WRITTEN REQUEST: Starting at the line that contains "Give me the matplotlib source for this chart." and stopping at the line that contains "import numpy as np", copy every line exactly, both ends included, without the pictures.

PROVIDED INFORMATION:
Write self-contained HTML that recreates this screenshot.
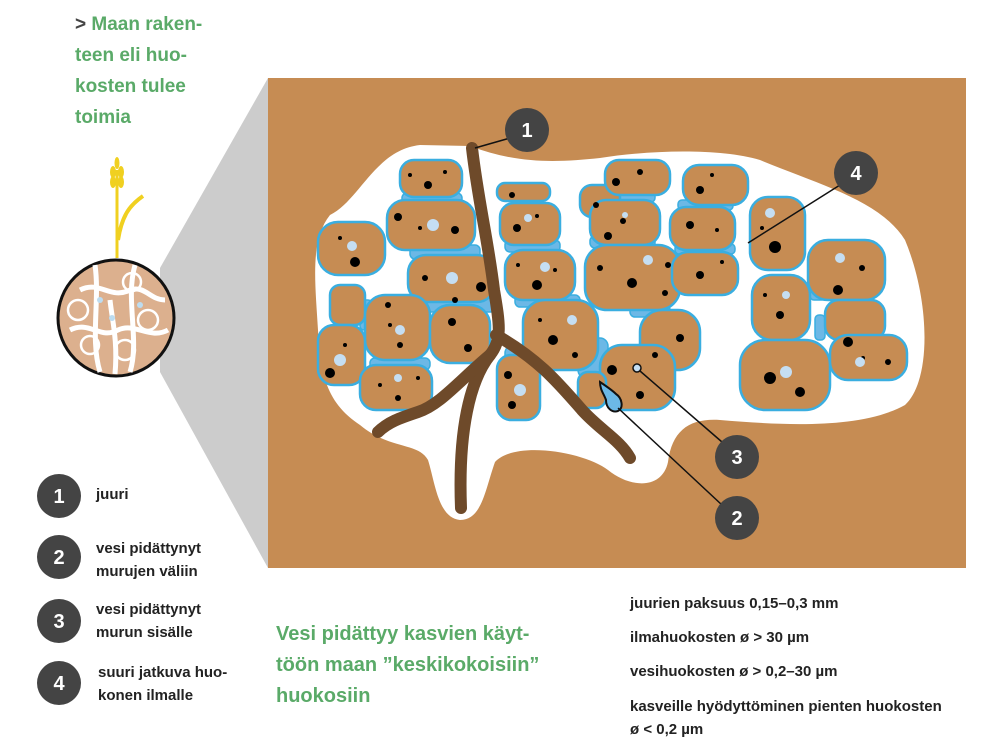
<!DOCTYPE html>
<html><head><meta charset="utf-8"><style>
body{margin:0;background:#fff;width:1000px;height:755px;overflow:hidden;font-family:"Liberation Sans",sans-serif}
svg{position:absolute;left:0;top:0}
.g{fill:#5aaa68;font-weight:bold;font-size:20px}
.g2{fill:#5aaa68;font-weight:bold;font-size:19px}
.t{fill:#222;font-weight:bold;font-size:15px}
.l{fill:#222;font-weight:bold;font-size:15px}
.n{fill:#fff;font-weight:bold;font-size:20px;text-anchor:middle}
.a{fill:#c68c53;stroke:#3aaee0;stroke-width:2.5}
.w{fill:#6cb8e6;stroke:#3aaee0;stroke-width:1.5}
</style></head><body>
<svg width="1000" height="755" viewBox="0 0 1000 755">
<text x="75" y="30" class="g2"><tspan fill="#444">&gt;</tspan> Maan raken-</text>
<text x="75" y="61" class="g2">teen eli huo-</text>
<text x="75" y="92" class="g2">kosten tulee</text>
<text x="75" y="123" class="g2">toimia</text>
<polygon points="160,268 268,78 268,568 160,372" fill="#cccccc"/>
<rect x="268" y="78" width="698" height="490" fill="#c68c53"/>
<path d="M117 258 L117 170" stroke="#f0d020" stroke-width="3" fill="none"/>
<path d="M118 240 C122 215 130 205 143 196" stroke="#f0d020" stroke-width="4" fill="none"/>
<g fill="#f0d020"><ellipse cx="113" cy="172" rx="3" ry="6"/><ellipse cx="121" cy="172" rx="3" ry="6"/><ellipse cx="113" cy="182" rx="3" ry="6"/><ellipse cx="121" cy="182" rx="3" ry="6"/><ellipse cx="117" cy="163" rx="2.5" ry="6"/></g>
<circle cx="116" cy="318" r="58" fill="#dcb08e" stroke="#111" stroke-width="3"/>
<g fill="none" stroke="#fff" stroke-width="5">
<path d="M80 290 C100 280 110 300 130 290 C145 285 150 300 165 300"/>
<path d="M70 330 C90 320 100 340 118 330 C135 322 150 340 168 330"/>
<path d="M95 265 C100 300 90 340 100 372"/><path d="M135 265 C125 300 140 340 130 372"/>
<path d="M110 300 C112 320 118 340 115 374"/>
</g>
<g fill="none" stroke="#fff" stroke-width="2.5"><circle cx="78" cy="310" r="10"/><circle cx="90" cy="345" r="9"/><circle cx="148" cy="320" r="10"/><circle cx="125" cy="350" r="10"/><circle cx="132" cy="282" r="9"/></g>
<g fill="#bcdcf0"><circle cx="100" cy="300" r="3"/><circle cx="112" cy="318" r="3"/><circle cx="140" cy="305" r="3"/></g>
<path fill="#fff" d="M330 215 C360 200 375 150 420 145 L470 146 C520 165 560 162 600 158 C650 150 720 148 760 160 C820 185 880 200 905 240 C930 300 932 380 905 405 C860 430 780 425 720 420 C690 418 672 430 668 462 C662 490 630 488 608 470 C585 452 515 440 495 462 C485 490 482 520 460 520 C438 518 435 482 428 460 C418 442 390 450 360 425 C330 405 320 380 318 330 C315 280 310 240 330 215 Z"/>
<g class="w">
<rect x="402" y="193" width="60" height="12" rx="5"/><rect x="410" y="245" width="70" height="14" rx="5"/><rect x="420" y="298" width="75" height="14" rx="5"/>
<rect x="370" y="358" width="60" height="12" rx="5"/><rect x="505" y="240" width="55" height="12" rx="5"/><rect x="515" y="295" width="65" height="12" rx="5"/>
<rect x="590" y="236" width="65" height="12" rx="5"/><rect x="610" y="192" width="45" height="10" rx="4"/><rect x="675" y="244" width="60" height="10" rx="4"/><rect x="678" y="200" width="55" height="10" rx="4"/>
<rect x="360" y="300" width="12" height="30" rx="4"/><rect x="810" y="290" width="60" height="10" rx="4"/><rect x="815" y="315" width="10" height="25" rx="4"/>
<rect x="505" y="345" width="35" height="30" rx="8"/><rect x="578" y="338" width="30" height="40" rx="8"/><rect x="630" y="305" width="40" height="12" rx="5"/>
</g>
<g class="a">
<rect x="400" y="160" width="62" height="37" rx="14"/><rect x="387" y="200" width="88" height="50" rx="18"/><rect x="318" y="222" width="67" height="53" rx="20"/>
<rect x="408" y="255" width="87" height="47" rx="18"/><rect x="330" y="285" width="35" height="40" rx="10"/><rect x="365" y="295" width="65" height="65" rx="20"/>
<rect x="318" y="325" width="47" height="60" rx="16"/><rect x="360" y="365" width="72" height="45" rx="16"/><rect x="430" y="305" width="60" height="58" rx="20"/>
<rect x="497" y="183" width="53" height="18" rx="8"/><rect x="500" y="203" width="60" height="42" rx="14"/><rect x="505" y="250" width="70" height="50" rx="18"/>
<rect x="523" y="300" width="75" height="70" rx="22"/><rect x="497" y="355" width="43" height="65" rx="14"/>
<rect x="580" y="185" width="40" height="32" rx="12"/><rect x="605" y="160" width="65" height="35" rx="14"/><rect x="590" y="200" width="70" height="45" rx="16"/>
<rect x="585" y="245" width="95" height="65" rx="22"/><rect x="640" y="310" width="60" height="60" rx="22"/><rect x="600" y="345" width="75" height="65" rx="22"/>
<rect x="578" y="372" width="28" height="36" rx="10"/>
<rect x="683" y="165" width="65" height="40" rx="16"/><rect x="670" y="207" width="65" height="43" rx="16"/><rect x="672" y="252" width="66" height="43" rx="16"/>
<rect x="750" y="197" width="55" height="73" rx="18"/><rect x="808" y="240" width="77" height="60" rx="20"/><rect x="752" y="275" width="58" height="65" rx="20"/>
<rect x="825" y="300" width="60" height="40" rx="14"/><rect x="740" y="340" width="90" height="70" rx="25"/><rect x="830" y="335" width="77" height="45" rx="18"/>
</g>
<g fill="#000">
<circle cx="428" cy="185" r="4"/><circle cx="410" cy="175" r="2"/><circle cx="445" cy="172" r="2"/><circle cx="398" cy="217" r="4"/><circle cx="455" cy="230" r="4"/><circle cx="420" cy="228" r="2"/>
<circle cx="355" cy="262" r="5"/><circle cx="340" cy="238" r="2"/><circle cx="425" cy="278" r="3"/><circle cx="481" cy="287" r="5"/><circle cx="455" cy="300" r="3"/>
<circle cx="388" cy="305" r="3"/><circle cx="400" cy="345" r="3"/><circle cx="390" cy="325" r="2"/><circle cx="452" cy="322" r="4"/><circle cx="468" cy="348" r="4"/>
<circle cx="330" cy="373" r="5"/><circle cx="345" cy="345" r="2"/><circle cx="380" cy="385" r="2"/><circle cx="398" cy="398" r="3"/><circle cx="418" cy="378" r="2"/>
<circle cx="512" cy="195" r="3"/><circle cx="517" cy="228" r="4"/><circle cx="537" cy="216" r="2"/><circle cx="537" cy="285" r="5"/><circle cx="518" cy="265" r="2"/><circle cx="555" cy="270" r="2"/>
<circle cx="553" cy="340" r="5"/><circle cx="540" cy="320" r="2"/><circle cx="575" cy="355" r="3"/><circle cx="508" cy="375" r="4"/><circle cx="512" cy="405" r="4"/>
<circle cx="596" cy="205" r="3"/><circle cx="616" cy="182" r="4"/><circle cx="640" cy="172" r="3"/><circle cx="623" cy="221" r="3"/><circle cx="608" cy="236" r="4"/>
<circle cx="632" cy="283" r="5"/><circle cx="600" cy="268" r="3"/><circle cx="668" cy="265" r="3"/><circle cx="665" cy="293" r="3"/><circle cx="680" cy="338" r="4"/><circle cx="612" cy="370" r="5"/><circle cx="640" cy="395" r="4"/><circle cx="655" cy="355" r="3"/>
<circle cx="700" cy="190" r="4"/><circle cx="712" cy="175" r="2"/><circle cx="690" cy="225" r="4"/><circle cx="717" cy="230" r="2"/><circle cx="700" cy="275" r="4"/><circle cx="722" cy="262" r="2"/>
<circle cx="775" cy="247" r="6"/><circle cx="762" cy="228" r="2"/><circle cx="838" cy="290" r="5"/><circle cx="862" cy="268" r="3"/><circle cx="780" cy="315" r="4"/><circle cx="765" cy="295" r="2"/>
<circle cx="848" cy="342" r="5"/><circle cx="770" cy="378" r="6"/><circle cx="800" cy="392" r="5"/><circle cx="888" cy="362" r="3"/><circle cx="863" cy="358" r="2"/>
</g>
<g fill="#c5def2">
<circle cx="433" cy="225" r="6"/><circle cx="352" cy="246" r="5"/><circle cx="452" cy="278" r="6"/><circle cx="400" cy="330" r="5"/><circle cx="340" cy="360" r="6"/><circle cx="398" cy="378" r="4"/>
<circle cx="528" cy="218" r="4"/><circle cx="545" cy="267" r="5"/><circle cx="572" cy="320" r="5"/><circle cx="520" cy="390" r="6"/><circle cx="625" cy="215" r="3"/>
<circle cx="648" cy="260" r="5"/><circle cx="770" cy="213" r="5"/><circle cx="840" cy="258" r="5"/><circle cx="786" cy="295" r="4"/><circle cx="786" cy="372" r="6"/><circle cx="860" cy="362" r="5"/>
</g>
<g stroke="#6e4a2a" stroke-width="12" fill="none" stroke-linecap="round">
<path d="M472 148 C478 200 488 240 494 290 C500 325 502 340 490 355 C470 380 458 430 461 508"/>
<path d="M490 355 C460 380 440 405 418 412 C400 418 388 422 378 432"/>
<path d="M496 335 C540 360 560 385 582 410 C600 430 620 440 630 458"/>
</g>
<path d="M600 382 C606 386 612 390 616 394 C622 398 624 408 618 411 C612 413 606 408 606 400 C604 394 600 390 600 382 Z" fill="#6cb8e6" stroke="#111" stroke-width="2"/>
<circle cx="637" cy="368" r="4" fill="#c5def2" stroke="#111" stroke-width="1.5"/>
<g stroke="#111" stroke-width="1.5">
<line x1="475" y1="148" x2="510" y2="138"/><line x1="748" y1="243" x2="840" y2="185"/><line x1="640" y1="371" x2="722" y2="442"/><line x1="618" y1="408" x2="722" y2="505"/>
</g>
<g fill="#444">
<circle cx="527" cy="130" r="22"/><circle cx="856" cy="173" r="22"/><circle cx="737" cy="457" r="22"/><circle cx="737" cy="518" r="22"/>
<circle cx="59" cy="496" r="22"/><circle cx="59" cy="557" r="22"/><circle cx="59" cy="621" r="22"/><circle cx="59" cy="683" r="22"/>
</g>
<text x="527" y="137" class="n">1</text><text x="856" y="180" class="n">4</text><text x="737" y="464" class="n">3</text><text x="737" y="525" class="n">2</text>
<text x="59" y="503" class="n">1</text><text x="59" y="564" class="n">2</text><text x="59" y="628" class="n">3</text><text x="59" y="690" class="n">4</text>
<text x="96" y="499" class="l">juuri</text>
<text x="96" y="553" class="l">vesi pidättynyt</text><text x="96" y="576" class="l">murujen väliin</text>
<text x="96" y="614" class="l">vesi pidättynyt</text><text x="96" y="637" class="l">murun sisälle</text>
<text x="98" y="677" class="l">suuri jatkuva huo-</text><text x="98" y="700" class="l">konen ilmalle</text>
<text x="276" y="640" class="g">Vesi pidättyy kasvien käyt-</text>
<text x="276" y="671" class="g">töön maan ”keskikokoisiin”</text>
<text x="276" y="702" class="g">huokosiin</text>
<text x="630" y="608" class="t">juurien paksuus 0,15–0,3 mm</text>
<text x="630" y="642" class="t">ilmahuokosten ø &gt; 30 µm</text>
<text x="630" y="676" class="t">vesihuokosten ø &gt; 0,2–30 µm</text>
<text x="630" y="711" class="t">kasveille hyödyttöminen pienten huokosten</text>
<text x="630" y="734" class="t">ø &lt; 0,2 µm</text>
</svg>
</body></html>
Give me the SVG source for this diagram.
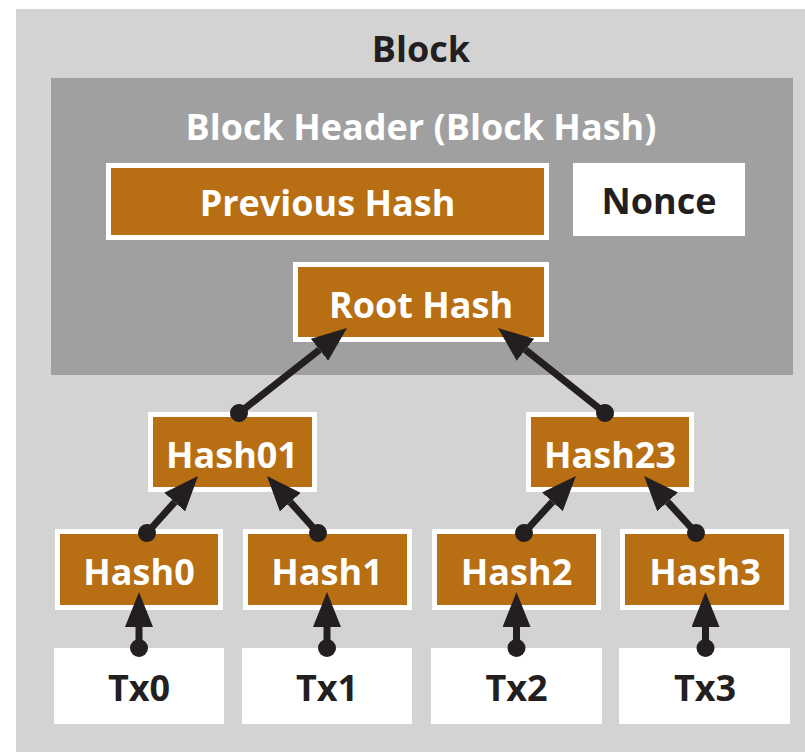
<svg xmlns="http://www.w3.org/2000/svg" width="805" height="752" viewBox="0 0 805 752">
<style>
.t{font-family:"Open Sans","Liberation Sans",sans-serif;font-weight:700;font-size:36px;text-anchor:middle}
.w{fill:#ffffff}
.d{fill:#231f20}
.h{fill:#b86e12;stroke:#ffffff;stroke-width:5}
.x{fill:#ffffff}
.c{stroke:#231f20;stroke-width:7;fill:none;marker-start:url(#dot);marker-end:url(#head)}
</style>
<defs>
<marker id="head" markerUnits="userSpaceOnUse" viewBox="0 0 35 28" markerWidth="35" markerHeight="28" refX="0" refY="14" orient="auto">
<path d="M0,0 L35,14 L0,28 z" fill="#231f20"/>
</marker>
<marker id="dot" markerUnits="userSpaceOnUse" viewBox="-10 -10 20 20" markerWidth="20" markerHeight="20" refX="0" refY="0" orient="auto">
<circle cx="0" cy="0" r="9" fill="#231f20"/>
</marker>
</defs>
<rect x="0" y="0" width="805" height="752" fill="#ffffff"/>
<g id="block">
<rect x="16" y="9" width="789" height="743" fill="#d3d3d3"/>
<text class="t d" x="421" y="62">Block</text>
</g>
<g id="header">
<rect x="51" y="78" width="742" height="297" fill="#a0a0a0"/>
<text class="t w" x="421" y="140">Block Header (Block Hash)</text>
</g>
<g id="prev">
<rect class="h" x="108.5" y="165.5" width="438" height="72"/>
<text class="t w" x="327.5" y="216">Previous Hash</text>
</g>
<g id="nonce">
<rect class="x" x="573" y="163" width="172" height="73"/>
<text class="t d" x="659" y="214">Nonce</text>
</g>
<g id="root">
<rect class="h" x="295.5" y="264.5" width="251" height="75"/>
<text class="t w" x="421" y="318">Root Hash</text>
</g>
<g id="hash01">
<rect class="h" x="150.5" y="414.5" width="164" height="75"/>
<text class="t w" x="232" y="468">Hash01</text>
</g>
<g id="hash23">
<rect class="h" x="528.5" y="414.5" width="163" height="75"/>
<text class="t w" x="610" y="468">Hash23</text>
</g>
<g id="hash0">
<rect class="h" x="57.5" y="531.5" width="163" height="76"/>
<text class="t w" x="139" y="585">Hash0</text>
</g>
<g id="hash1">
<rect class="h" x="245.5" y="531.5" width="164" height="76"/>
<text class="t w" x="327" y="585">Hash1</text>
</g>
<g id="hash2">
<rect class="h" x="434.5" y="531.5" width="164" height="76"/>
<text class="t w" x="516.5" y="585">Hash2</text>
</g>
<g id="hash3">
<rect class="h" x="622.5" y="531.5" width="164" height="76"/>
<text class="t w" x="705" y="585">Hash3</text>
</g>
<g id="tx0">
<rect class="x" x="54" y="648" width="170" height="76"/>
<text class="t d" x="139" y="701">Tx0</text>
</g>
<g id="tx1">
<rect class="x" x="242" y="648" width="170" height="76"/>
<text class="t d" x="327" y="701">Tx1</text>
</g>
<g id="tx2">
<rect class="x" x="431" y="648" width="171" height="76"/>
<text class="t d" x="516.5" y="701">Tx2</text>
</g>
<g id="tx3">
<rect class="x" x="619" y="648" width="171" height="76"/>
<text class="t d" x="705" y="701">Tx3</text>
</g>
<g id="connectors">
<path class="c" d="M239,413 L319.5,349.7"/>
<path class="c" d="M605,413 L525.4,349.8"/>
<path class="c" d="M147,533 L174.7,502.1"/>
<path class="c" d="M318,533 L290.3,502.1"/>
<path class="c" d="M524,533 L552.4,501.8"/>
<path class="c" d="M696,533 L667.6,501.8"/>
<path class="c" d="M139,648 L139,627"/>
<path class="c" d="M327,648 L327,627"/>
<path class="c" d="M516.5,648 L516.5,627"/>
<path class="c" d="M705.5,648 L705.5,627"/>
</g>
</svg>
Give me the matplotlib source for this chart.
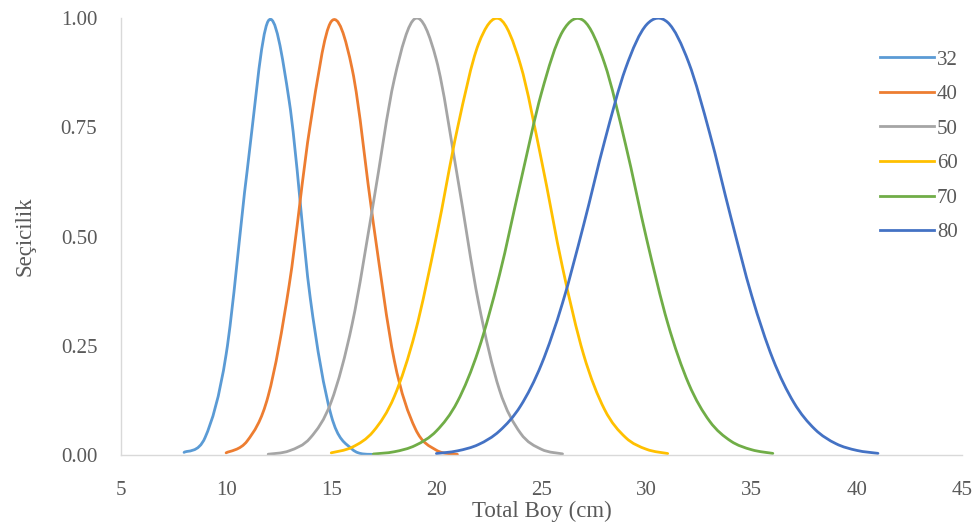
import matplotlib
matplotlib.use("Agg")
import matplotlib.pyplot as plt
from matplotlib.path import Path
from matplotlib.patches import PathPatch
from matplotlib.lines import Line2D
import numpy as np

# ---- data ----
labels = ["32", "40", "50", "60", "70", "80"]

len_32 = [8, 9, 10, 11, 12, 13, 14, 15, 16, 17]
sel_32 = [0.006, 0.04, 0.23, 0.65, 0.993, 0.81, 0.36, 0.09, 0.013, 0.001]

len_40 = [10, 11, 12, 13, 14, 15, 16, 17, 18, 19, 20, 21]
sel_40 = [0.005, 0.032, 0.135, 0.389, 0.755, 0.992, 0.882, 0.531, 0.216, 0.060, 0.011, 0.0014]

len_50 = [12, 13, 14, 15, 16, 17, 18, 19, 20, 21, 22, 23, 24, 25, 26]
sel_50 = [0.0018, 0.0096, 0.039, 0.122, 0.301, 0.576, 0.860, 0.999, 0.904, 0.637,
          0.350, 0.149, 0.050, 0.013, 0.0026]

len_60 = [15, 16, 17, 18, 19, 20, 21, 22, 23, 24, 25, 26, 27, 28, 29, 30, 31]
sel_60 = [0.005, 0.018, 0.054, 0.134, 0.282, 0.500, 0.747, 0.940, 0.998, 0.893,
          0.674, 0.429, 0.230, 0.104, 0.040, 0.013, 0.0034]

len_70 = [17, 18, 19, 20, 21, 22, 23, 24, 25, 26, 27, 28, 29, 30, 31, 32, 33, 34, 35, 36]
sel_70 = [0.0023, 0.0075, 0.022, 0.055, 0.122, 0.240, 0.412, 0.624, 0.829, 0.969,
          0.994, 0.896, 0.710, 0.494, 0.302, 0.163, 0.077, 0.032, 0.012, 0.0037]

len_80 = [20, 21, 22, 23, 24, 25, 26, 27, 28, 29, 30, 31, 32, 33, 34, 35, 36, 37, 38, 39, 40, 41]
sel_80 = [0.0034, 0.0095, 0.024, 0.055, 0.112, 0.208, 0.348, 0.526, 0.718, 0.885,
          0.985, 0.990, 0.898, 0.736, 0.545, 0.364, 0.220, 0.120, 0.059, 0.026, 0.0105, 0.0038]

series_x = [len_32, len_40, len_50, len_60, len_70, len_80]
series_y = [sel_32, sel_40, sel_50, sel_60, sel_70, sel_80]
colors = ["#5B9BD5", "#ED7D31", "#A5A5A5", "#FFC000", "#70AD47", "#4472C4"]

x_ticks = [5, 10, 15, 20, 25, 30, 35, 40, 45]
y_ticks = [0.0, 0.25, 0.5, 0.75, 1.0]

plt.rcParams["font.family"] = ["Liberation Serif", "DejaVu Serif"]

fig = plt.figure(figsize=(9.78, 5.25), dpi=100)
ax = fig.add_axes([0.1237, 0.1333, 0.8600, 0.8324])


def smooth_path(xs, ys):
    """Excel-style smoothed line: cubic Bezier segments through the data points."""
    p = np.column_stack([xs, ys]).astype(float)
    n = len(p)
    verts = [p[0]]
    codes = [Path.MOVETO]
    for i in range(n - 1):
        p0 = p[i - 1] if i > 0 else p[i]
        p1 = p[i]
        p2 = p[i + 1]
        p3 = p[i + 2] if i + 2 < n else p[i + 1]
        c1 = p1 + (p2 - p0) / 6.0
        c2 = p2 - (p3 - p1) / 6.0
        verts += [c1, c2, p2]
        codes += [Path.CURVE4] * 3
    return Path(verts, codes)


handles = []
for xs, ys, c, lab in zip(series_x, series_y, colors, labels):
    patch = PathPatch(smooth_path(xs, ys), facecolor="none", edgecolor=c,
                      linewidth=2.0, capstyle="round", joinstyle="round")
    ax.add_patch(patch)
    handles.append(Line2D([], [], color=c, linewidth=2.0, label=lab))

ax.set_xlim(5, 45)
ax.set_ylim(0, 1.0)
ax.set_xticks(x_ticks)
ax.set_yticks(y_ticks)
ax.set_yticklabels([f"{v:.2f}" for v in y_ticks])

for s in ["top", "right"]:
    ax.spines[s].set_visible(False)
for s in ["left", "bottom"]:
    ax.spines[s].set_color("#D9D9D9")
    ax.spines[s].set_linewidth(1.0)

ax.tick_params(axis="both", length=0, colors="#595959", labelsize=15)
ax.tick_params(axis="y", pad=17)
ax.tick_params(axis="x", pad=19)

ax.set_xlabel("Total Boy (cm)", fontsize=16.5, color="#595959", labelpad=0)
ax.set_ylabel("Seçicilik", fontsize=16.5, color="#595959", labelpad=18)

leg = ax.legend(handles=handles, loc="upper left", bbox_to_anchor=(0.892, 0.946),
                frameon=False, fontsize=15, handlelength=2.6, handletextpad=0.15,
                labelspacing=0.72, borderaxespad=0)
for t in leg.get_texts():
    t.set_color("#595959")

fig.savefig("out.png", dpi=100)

SOLUTION BELOW:
Give me the matplotlib source for this chart.
import matplotlib
matplotlib.use("Agg")
import matplotlib.pyplot as plt
from matplotlib.path import Path
from matplotlib.patches import PathPatch
from matplotlib.lines import Line2D
import numpy as np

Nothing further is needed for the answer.